The episode is jam-packed with info and psychology this week, like having the Monsignor bring up Jude’s alcoholism and making her question her own sanity before picking up the phone to warn Arden that he’s been found out. Suddenly Jude doesn’t seem so bad anymore — just a bit of a religious fanatic who’s replaced her alcohol addiction with a cross, and I’ll give Ryan Murphy this: the rumination on the way that addicts often replace their addiction with religion is actually quite clever and, dare I suggest, subtle?

Sister Mary Eunice, still possessed by a demon or the devil or whatever the hell it is, acts more as a plot device this week, revealing to Kit the truth about Grace, who claims her sister’s boyfriend murdered their parents and set her up, when really Grace Lizzie Borden’d her own parents due to the sexual abuse she endured at the hands of her father, but can we really trust her after she already lied once? Was she abused, or is she still just playing on Kit’s weakness for her?
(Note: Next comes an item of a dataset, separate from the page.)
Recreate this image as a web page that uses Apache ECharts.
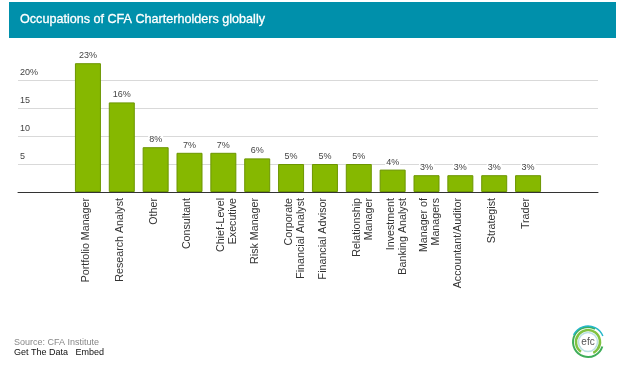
<!DOCTYPE html>
<html>
<head>
<meta charset="utf-8">
<script src="https://cdn.jsdelivr.net/npm/echarts@6/dist/echarts.min.js"></script>
<style>
html,body{margin:0;padding:0;background:#fff;}
#main{width:640px;height:374px;}
</style>
</head>
<body>
<div id="main"></div>
<script>
var categories = ['Portfolio Manager','Research Analyst','Other','Consultant','Chief-Level\nExecutive','Risk Manager','Corporate\nFinancial Analyst','Financial Advisor','Relationship\nManager','Investment\nBanking Analyst','Manager of\nManagers','Accountant/Auditor','Strategist','Trader'];
var shares = [23,16,8,7,7,6,5,5,5,4,3,3,3,3];
var yTicks = {5:'5',10:'10',15:'15',20:'20%'};

var FONT = '"Liberation Sans",Arial,sans-serif';
var chart = echarts.init(document.getElementById('main'));

//logo: rings round the efc text
function ring(r,start,end,color,width){
    return {
        type:'arc',
        shape:{cx:588,cy:342,r:r,startAngle:start,endAngle:end},
        style:{stroke:color,lineWidth:width,fill:null}
    };
}

chart.setOption({
    animation:false,
    backgroundColor:'#fff',
    graphic:[
        {type:'rect',z:-1,shape:{x:9,y:2,width:607,height:36},style:{fill:'#0090ab'}},
        {type:'text',x:20,y:19.5,style:{text:'Occupations of CFA Charterholders globally',fill:'#fff',stroke:'#fff',lineWidth:0.3,font:'12.6px '+FONT,verticalAlign:'middle'}},
        {type:'text',x:14,y:343,style:{text:'Source: CFA Institute',fill:'#888',font:'9px '+FONT,verticalAlign:'middle'}},
        {type:'text',x:14,y:353,style:{text:'Get The Data   Embed',fill:'#111',font:'9px '+FONT,verticalAlign:'middle'}},
        ring(15,0.3,5.2,'#3fae5a',2),
        ring(12,2.2,7.4,'#7fc241',2.5),
        ring(16,3.6,5.9,'#25b7c9',1.5),
        ring(9.5,0,6.28,'#b9dfe3',1.5),
        {type:'text',x:588,y:342,style:{text:'efc',fill:'#555',font:'10px '+FONT,align:'center',verticalAlign:'middle'}}
    ],
    //grid 0 wide gridlines, grid 1 bars, grid 2 the category names sitting 4px right of the bars
    grid:[
        {left:18,right:42,top:52,height:140},
        {left:71,right:95,top:52,height:140},
        {left:75,right:91,top:52,height:140}
    ],
    xAxis:[
        {
            gridIndex:0,type:'value',min:0,max:1,
            axisLine:{show:true,lineStyle:{color:'#333',width:1}},
            axisTick:{show:false},axisLabel:{show:false},splitLine:{show:false}
        },
        {
            gridIndex:1,type:'category',data:categories,
            axisLine:{show:false},axisTick:{show:false},axisLabel:{show:false}
        },
        {
            gridIndex:2,type:'category',data:categories,
            axisLine:{show:false},axisTick:{show:false},
            axisLabel:{
                rotate:90,interval:0,margin:6,color:'#333',fontFamily:FONT,fontSize:10.7,lineHeight:12,
                //one-line names keep the same first-line position as two-line ones
                formatter:function(v){return v.indexOf('\n') < 0 ? v + '\n ' : v;}
            }
        }
    ],
    yAxis:[
        {
            gridIndex:0,type:'value',min:0,max:25,interval:5,
            axisLine:{show:false},axisTick:{show:false},
            splitLine:{show:true,showMinLine:false,showMaxLine:false,lineStyle:{color:'#d9d9d9',width:1}},
            axisLabel:{
                inside:true,margin:2,verticalAlign:'bottom',color:'#444',fontFamily:FONT,fontSize:9,padding:[0,0,3,0],
                formatter:function(v){return yTicks[v] || '';}
            }
        },
        {
            gridIndex:1,type:'value',min:0,max:25,interval:5,
            axisLine:{show:false},axisTick:{show:false},axisLabel:{show:false},splitLine:{show:false}
        },
        {
            gridIndex:2,type:'value',min:0,max:25,interval:5,
            axisLine:{show:false},axisTick:{show:false},axisLabel:{show:false},splitLine:{show:false}
        }
    ],
    series:[{
        type:'bar',
        xAxisIndex:1,yAxisIndex:1,
        data:shares,
        barWidth:26,
        itemStyle:{color:'#86b800',borderColor:'#6c9600',borderWidth:1},
        label:{
            show:true,position:'top',distance:3,color:'#444',fontFamily:FONT,fontSize:9,
            backgroundColor:'#fff',padding:[0,1],
            formatter:'{c}%'
        }
    }]
});
</script>
</body>
</html>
The both of them get locked up in solitary this week for having the nerve to bone each other in the bread kitchen, and the last thing that asylum needs, as Sister Jude points out, is a “murder-baby.” (I’m really stoked to see what a murder-baby is.) But I’ve a feeling Grace is more dangerous than Kit could ever be, and speaking of which…

Thredson takes an interesting role this week, but one that was obvious from the start: he wants to help both Kit and Lana get out of Briarcliff, but he needs their cooperation — which mostly means they need to help him lie by admitting their guilt and going through a little “therapy.” Thredson is mostly good-natured, and it’s yet to be seen if his methods are actually the work of a misguided but well-intentioned man, or if he’s a bit of a sociopath. With Kit, Thredson uses the power of suggestion to have him question his own sanity and if he murdered those women and just doesn’t remember it — and it works, because by episode’s end, Kit is begging Sister Jude for forgiveness and help to find God. It’s a sticky situation for Jude, knowing now that it’s possible that Dr. Arden is the real Bloody Face (doubtful, but he’s still a monster).

With Lana, the therapy is incredibly unnerving. He begins by showing her slides of mostly nude women, injecting her with a serum that causes her to vomit every time she feels “triggered.” For his encore, he brings in a fellow male inmate who looks appropriately girlish, and asks Lana to touch the guy’s junk while she masturbates. It doesn’t even take the serum to make her vomit after a while, but she trudges on, encouraged by her earlier hallucinations of receiving special recognition for the expose she plans on writing once she’s released, and Thredson promises he’ll have her out by the end of the week. The biggest ongoing issue here is that it doesn’t feel entirely plausible, given that we’re not even halfway through the season, that Lana is going to get out by next week.

And speaking of escapes, it doesn’t seem that Shelly is going anywhere, as her legs are both (still) amputated, and Arden is pumping her full of all sorts of horrifying chemicals, treating her as a lab rat and keeping her locked in a closet. The brief glimpses we get of his “work” on Shelly this week are almost as unnerving as watching Thredson’s “therapy session” with Lana. Someone please let Chloe Sevigny die already.